Chase remembers he was thrilled to see just how much the younger surfers had improved when he came home in Montauk in early October.

“I came back and all these little kids were ripping,” he exclaims. “This is the summer when all the kids really grew into their own I guess.”

When it’s suggested that it might not be a coincidence, that maybe what he and Chloe, Tucker and Noah have been exemplifying, including the notoriety they’ve picked up online, including the way their successes have been embraced by the entire town and most likely have had an osmosis effect, he says he was glad to be the face of that kind of inspiration for the next generation.

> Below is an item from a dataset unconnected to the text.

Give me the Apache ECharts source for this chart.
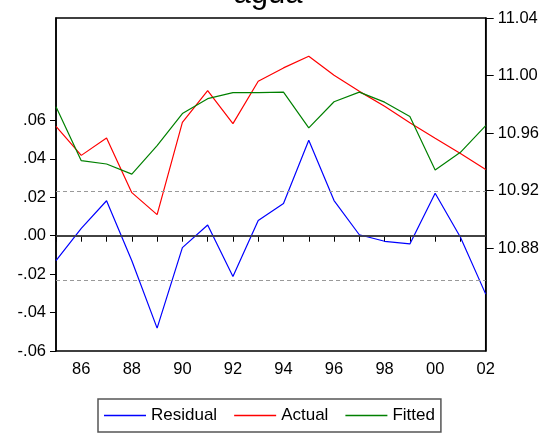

“When they see me on the screen and then see me come back home, they can say, I know him, and they can relate to the journey,” he says. “They can see themselves being out there one day, and think, maybe I can do that.”

Lieder soaks it all in when he’s home, but always makes time to prioritize what matters most, including spending time with his family, his friends, and his dog, and of course surfing at Ditch. 

And while California can still lay claim to being the surf capital of the country, even as Montauk does its underdog best to nip at the west coast’s heels, Lieder also finds time to savor something California can never live up to: Goldberg’s Bagels on the Napeague Strip, and New York pizza from Sausages in Montauk.